February and March is International Arts Festival time in Hong Kong which draws its repertoire from across the globe. One regular visitor every few of years is Pina Bausch’s Tanztheater Wuppertal, who are celebrating their 40th anniversary and this year they will be performing Iphigenia in Tauris which is one Bausch’s earliest works from 1973.
I love this company’s work and alway take myself and my students when they are in town. Prior to their run here they have been performing in London with another piece, 1980. Their appearance in the UK has generated a number of articles that I thought would be worth sharing here. I’ll start with a comment piece by Lyn Gardner for The Guardian which says everything about the genre and why it works for me and my students, who are invariably enraptured by this style of work.
What’s it all about? In theatre, it’s sometimes best if you don’t know
As Tanztheater Wuppertal’s 1980 proves, theatre is at its most potent when it doesn’t offer answers
Somebody once asked the dancer Anna Pavlova what she meant when she was dancing. “If I could tell you that,” she replied, “I wouldn’t dance it.” Theatre’s most thrilling evenings often come cloaked in ambiguity. Too much certainty is embalming in the theatre. It leaves nobody – writer, choreographer, performers, audience – with anything left to discover. I like leaving the theatre feeling as uncertain as when I went in. After all, the world and humanity are too complex and messy to explain easily and tie up in ribbons in a couple of hours.
The performances I most distrust are the ones that tell me emphatically what to think, where the playwright inserts a speech (usually somewhere towards the conclusion so we don’t forget it) that instructs as to what exactly the previous two hours have been about. Sometimes the director does it in an essay in the programme instead. I also distrust those performances that seem simply designed to confirm everything we already know about the world and ourselves. Plays that are “about things” are often really journalism in another guise.
The great Robert Holman once told me that one of the glorious things about writing plays was uncovering in the very act of writing the things that you didn’t know that you knew. With a very good play or an astonishing performance, that can be just as true for the audience too. In the act of listening and watching we suddenly hear a distant chime that reminds us of something we had forgotten or buried; glimpse a ghost version of ourselves; or unexpectedly discover something we didn’t know we knew or felt.

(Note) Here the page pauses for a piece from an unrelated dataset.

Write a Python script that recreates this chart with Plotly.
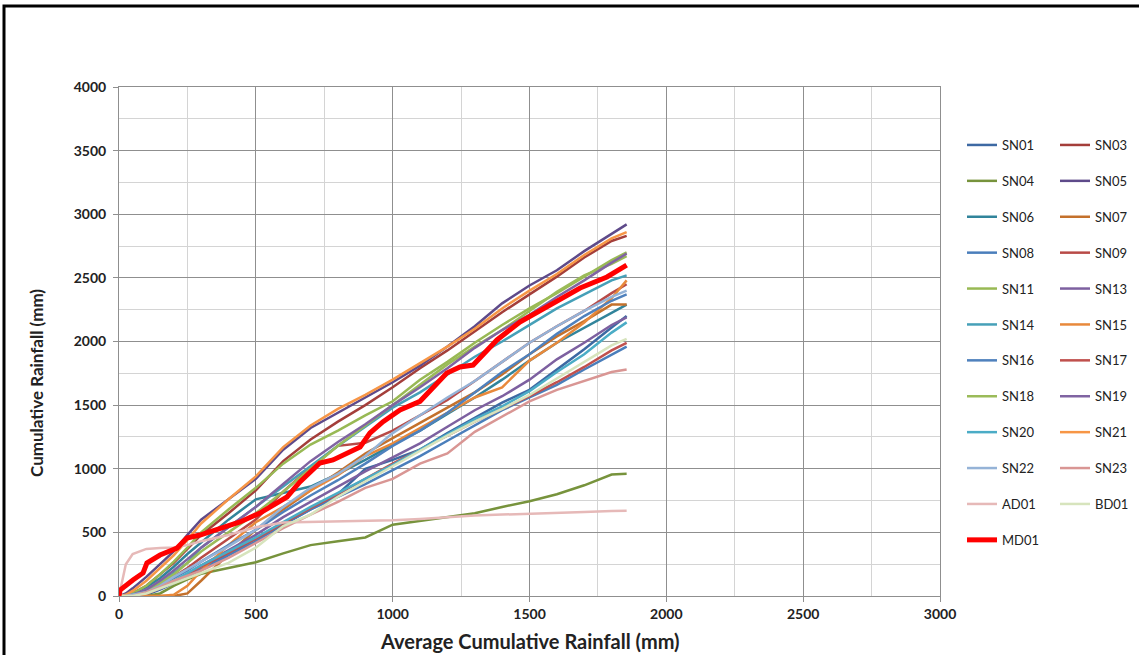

Pina Bausch’s extraordinary and unmissable 1980 – surreal, truthful, mysterious, witty, heart-breaking and painful – is like that. In some ways it is as secretive as an oyster, but it is so emotionally textured and dramaturgically open that the vast stage becomes like a massive mirror of memory, endlessly reflecting our own childhoods, our own griefs and terrifying sense of fragility, and our own ludicrous and absurd way of preening and presenting ourselves to the world in the face of our own mortality. The stage is like the mind itself, sometimes focused and at others surfing wildly. There are interesting things going on all around the edges, as in life. You never quite know where to direct your attention, or where you should look.
The choreographed space between the bodies is as eloquent as the bodies themselves, and the space between stage and audience so fully alive that it invites us to lean forward to hear those chimes and watch those ghosts walk. At the end of three-and-a-half hours, I had no idea at all what it was supposed to mean, but like a frightened child in the dark began to sense and grope towards the light and all the things it meant to me. The show, and the performers, exposed and opened themselves up and invited us to share their uncertainty. In theatre, that’s a rare, brave gift. We should take it when it’s offered.
Also in The Guardian were two other pieces.The first, by Chris Weigand, Performing Pina Bausch’s 1980 – in her dancers’ words, is an interview with three of the performers and the second, ‘She made you feel thrilled to be human’ is by actress Fiona Shaw who saw Bausch’s first London performance.
If you are not familiar with her work (or even if you are) Sanjoy Roy wrote Pina Bausch: clip by clip dance guide for The Guardian, back in 2009, which is definitely worth a read and watch. Some of the original clips referenced in the article have been removed from YouTube, but a little search will find them posted elsewhere on the site.
Sanjoy Roy is a prolific writer an all things dance/dance theatre and his own blog Sanjoy Roy Writing On Dance etc is worth a visit on any number of practitioners. I particularly like his Step By Step Guides to famous and iconic choreographers and companies, and his one on Pina Bausch is a great digest of her work.
Tanztheater Wuppertal tour widely across the globe and I thoroughly recommend you go if they come to a theatre near you.